This Article is From Feb 17, 2016

'Jostling' Says Police Chief Bassi About Assault On Arrested JNU Student Kanhaiya Kumar

'Jostling' Says Police Chief Bassi About Assault On Arrested JNU Student Kanhaiya Kumar

Kanhaiya Kumar, the JNU student arrested for sedition, was attacked at a Delhi court.

Highlights

  • Delhi Police Chief says attack on JNU student leader was 'jostling'
  • Kanhaiya Kumar was punched, kicked by group of lawyers before his hearing
  • Kumar, charged with sedition, sustained abrasions on face, neck and legs
New Delhi: As he was being taken into a Delhi court today, Kanhaiya Kumar, the JNU student arrested on sedition charges, was punched and kicked. "I do not think he was beaten up, there was a lot of jostling," assessed the capital's police chief, BS Bassi.

Once inside court, in a waiting room, a man came up to the student and struck him, before being allowed to walk away.

Mr Kumar, a student leader from the famous Jawaharlal Nehru University or JNU, told the judge that he was manhandled on the way in. A doctor who examined him reported abrasions on his neck, face and legs.

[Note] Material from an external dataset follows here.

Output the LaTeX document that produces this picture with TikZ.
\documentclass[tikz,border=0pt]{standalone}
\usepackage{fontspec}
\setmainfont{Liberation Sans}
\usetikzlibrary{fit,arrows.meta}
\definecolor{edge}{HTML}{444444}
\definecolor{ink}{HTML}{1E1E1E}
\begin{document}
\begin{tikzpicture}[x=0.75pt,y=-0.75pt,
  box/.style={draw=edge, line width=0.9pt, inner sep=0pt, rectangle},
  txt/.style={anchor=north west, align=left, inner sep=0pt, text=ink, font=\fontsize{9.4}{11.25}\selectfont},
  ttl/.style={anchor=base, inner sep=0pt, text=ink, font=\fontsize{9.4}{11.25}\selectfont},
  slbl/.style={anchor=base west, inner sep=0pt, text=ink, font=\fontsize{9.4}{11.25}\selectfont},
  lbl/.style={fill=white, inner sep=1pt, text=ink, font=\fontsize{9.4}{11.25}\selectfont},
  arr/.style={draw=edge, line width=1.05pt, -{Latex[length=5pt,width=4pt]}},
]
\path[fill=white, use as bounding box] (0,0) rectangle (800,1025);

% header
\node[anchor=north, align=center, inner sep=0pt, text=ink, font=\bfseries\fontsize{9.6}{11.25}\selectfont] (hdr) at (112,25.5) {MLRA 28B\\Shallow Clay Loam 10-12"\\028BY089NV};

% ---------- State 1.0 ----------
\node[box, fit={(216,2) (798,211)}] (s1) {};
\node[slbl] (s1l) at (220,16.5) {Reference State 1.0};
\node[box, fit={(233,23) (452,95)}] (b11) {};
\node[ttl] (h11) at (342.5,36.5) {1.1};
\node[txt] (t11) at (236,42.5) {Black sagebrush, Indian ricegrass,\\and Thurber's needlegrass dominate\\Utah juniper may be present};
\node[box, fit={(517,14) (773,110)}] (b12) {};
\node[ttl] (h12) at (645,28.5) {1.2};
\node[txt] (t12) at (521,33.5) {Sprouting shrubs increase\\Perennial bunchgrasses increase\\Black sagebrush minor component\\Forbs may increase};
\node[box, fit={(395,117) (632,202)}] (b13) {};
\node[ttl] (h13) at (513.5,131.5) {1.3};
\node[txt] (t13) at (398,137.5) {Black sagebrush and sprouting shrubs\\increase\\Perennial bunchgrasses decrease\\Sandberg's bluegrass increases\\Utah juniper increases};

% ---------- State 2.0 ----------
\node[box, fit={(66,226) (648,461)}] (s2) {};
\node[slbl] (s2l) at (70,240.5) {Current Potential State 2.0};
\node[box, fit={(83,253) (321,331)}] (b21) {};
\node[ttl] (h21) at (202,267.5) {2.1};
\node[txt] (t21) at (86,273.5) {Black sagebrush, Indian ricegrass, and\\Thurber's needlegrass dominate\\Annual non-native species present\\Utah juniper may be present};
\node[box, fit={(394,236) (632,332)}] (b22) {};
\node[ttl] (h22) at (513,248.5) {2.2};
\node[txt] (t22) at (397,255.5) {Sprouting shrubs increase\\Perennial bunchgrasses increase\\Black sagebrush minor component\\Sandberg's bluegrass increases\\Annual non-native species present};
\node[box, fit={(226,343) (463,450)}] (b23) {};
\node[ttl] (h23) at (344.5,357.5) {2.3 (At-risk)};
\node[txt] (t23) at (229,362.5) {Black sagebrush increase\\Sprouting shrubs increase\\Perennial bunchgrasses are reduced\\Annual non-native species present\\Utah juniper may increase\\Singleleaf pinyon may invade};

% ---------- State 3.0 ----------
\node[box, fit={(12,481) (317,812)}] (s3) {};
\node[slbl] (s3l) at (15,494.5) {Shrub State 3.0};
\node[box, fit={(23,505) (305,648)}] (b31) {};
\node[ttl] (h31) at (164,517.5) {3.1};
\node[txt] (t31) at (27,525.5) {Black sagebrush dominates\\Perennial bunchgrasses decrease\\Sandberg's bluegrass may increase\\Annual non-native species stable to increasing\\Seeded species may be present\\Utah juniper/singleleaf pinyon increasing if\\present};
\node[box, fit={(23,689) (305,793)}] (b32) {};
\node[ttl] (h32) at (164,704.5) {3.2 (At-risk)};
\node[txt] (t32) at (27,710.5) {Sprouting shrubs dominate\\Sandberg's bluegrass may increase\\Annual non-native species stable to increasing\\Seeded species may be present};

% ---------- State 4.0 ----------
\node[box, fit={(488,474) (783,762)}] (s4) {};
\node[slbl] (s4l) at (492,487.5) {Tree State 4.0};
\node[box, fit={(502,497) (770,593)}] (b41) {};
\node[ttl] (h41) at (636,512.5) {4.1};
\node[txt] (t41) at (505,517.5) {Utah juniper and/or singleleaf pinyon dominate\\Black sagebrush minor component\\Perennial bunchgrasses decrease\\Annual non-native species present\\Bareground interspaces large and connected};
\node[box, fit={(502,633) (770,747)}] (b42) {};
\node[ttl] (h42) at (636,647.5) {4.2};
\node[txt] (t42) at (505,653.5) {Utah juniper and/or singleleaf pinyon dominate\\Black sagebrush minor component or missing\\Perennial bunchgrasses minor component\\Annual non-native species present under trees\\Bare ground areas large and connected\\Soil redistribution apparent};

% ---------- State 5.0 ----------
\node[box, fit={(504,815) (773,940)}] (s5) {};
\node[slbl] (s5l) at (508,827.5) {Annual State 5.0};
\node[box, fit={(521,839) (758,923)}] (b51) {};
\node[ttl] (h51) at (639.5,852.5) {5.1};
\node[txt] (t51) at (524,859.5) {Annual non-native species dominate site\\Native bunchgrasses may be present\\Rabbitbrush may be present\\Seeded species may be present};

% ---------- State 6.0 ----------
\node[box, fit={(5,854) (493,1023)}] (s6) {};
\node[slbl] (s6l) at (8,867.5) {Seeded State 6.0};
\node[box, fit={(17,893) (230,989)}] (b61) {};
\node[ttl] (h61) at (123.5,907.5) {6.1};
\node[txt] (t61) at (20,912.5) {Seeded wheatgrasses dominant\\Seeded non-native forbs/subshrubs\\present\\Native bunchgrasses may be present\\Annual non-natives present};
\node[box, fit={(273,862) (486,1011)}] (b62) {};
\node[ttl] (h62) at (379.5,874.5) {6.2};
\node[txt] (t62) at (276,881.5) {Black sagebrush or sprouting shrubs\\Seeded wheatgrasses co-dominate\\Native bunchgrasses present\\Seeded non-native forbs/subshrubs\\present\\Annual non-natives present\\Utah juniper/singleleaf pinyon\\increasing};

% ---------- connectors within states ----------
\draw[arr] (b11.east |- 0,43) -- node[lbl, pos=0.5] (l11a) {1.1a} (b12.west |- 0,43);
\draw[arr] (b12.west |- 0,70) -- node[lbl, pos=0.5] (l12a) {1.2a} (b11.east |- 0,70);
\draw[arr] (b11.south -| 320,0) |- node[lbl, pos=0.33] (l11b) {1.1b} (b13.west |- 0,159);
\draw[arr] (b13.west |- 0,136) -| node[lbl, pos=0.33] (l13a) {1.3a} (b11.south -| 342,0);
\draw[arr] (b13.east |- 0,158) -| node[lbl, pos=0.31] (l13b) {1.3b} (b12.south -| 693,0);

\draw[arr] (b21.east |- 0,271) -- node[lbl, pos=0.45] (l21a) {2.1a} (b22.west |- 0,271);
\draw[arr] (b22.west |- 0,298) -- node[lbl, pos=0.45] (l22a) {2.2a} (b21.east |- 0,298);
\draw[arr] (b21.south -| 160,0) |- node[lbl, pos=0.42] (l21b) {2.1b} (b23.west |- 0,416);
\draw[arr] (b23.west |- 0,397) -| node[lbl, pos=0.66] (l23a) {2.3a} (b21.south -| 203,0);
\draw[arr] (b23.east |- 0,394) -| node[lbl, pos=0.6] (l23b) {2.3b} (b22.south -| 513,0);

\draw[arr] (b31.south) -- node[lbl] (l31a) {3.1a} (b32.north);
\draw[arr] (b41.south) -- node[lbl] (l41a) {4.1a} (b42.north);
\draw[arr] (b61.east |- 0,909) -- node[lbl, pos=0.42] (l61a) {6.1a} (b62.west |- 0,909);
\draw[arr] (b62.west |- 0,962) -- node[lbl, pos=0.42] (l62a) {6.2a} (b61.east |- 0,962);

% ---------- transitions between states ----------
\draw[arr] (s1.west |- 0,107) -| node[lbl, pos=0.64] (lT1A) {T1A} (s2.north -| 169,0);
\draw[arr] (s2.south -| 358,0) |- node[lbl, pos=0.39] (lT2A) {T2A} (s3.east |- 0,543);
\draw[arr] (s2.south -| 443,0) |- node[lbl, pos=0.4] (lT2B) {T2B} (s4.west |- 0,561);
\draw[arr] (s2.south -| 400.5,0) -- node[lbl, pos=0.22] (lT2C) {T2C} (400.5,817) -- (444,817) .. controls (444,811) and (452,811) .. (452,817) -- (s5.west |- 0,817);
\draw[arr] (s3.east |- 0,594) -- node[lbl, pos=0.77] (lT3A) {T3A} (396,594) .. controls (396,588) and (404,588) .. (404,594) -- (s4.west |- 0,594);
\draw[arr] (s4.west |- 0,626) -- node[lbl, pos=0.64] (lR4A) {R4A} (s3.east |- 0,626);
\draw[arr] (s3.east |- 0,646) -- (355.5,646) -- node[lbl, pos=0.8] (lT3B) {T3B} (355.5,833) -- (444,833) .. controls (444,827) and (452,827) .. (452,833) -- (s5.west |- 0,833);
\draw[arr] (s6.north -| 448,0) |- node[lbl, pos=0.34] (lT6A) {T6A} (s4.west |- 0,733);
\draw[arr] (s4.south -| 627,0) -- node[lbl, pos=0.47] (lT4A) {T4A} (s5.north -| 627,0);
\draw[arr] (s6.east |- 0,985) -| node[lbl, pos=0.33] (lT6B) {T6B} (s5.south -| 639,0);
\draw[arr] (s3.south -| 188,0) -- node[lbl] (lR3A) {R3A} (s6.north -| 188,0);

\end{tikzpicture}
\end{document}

Mr Bassi stressed that the student was given thick police cover as he was brought to court and that he was guarded by a riot shield. Lawyers went up to policemen at the court and bragged, "We've done our bit, we hit him".

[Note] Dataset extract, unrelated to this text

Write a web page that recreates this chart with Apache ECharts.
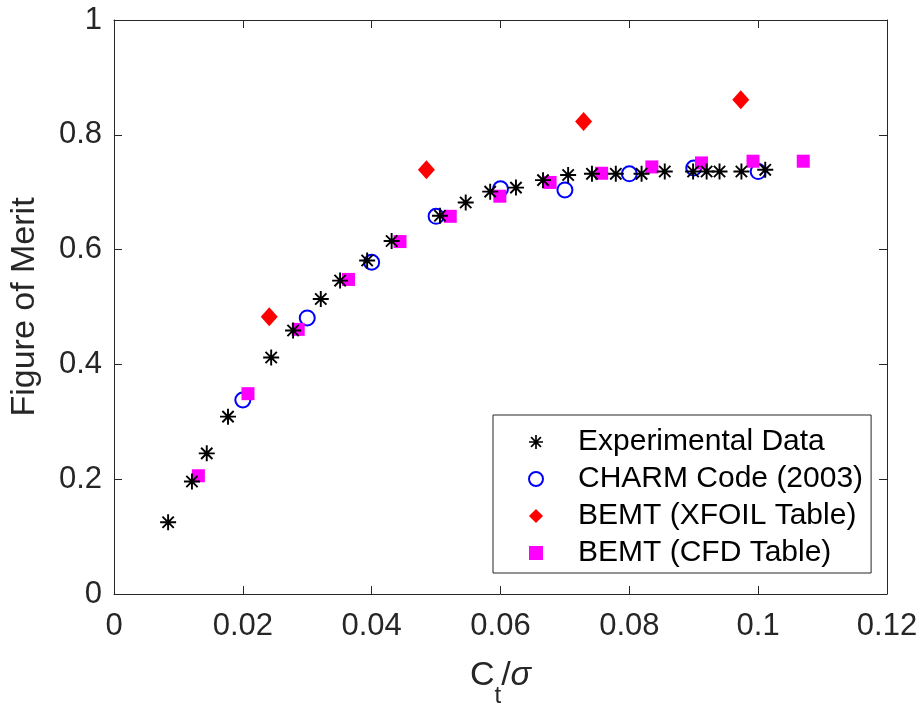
<!DOCTYPE html>
<html>
<head>
<meta charset="utf-8">
<script src="https://cdn.jsdelivr.net/npm/echarts@6/dist/echarts.min.js"></script>
<style>
html,body{margin:0;padding:0;background:#fff;}
#chart{width:924px;height:706px;}
</style>
</head>
<body>
<div id="chart"></div>
<script>
// ---- data ----
const seriesNames = ['Experimental Data', 'CHARM Code (2003)', 'BEMT (XFOIL Table)', 'BEMT (CFD Table)'];

const expX = [0.0084, 0.0121, 0.0144, 0.0177, 0.0244, 0.0278, 0.0321, 0.0351, 0.0393, 0.0431, 0.0506, 0.0546, 0.0584, 0.0624,
              0.0666, 0.0705, 0.0742, 0.0779, 0.0819, 0.0855, 0.0899, 0.0920, 0.0940, 0.0974, 0.1011];
const expY = [0.125, 0.196, 0.245, 0.309, 0.412, 0.459, 0.514, 0.546, 0.581, 0.615, 0.659, 0.682, 0.701, 0.708,
              0.721, 0.730, 0.732, 0.732, 0.732, 0.736, 0.736, 0.736, 0.736, 0.736, 0.739];

const charmX = [0.020, 0.030, 0.040, 0.050, 0.060, 0.070, 0.080, 0.090, 0.100];
const charmY = [0.338, 0.481, 0.578, 0.658, 0.706, 0.704, 0.732, 0.742, 0.736];

const xfoilX = [0.0241, 0.0485, 0.0729, 0.0973];
const xfoilY = [0.483, 0.739, 0.823, 0.861];

const cfdX = [0.0131, 0.0208, 0.0286, 0.0364, 0.0444, 0.0522, 0.0599, 0.0677, 0.0757, 0.0835, 0.0912, 0.0992, 0.1070];
const cfdY = [0.206, 0.349, 0.461, 0.548, 0.614, 0.658, 0.693, 0.717, 0.733, 0.744, 0.751, 0.754, 0.754];

const xMin = 0, xMax = 0.12, xStep = 0.02;
const yMin = 0, yMax = 1, yStep = 0.2;

// ---- chart ----
const FONT = '"Liberation Sans", Arial, Helvetica, sans-serif';
const AXC = '#262626';
const asterisk = 'path://M8.8,0 L11.2,0 L11.2,20 L8.8,20 Z M0,8.8 L20,8.8 L20,11.2 L0,11.2 Z ' +
  'M3.78,2.08 L17.92,16.22 L16.22,17.92 L2.08,3.78 Z M16.22,2.08 L17.92,3.78 L3.78,17.92 L2.08,16.22 Z';

function pairs(xs, ys) { return xs.map((x, i) => [x, ys[i]]); }

const chart = echarts.init(document.getElementById('chart'), null, {renderer: 'canvas'});

const frameAxis = {
  axisLine: {show: true, onZero: false, lineStyle: {color: AXC, width: 1}},
  axisTick: {show: true, inside: true, length: 8, lineStyle: {color: AXC, width: 1}},
  splitLine: {show: false}
};

chart.setOption({
  animation: false,
  backgroundColor: '#ffffff',
  grid: {left: 114, right: 37, top: 20, bottom: 112, containLabel: false, outerBoundsMode: 'none'},
  xAxis: [
    Object.assign({}, frameAxis, {
      type: 'value', position: 'bottom', min: xMin, max: xMax, interval: xStep,
      axisLabel: {show: true, margin: 17, fontSize: 31, lineHeight: 31, color: AXC, fontFamily: FONT},
      name: '{a|C}{b|t}{c|/}{d|σ}',
      nameLocation: 'middle', nameGap: 65,
      nameTextStyle: {
        color: AXC, fontFamily: FONT,
        rich: {
          a: {fontSize: 34, lineHeight: 34, verticalAlign: 'top', color: AXC, fontFamily: FONT},
          b: {fontSize: 24, lineHeight: 75, verticalAlign: 'middle', color: AXC, fontFamily: FONT},
          c: {fontSize: 34, lineHeight: 34, verticalAlign: 'top', color: AXC, fontFamily: FONT},
          d: {fontSize: 34, lineHeight: 34, verticalAlign: 'top', fontStyle: 'italic', color: AXC, fontFamily: FONT}
        }
      }
    }),
    Object.assign({}, frameAxis, {
      type: 'value', position: 'top', min: xMin, max: xMax, interval: xStep,
      axisLabel: {show: false}
    })
  ],
  yAxis: [
    Object.assign({}, frameAxis, {
      type: 'value', position: 'left', min: yMin, max: yMax, interval: yStep,
      axisLabel: {show: true, margin: 12, fontSize: 31, lineHeight: 31, color: AXC, fontFamily: FONT},
      name: 'Figure of Merit', nameLocation: 'middle', nameGap: 72,
      nameTextStyle: {fontSize: 34, lineHeight: 34, color: AXC, fontFamily: FONT}
    }),
    Object.assign({}, frameAxis, {
      type: 'value', position: 'right', min: yMin, max: yMax, interval: yStep,
      axisLabel: {show: false}
    })
  ],
  legend: {
    show: true, orient: 'vertical', left: 493, top: 415,
    itemWidth: 14, itemHeight: 14, itemGap: 7,
    padding: [12, 8, 5, 35],
    borderColor: AXC, borderWidth: 1, backgroundColor: '#ffffff',
    textStyle: {fontSize: 30, lineHeight: 30, color: '#000000', fontFamily: FONT, padding: [0, 0, 0, 30]},
    data: seriesNames
  },
  series: [
    {
      name: seriesNames[0], type: 'scatter', xAxisIndex: 0, yAxisIndex: 0,
      symbol: asterisk, symbolSize: 16,
      itemStyle: {color: '#000000', opacity: 1},
      data: pairs(expX, expY), z: 5
    },
    {
      name: seriesNames[1], type: 'scatter', xAxisIndex: 0, yAxisIndex: 0,
      symbol: 'emptyCircle', symbolSize: 15,
      itemStyle: {color: '#0000ff', borderColor: '#0000ff', borderWidth: 1.5, opacity: 1},
      data: pairs(charmX, charmY), z: 3
    },
    {
      name: seriesNames[2], type: 'scatter', xAxisIndex: 0, yAxisIndex: 0,
      symbol: 'diamond', symbolSize: [17, 19],
      itemStyle: {color: '#ff0000', opacity: 1},
      data: pairs(xfoilX, xfoilY), z: 4
    },
    {
      name: seriesNames[3], type: 'scatter', xAxisIndex: 0, yAxisIndex: 0,
      symbol: 'rect', symbolSize: 13,
      itemStyle: {color: '#ff00ff', opacity: 1},
      data: pairs(cfdX, cfdY), z: 4
    }
  ]
});
</script>
</body>
</html>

Today, like on Monday, the court where Mr Kumar's case is being heard turned into a battle zone with belligerent lawyers brazenly attacking journalists while the police did little to help. As the pictures were broadcast on news channels, the Supreme Court rushed over senior lawyers who reported "an atmosphere of fear and terrorizing" and indicted the police for failing even basic crowd control.

But Mr Bassi feels differently. "I do not think you can say the situation went out of hand", he told reporters.

The arrest of Mr Kumar last week has handed the government an industrial-strength controversy, with the opposition and large sections of students and teachers at JNU describing the sedition charge as an unwarranted over-reaction. The government has rejected that charge.

The row has rung up a litany of headlines, many of them centred around Mr Bassi, who described Monday's assault of journalists and supporters of Mr Kumar as "incidents of a minor nature".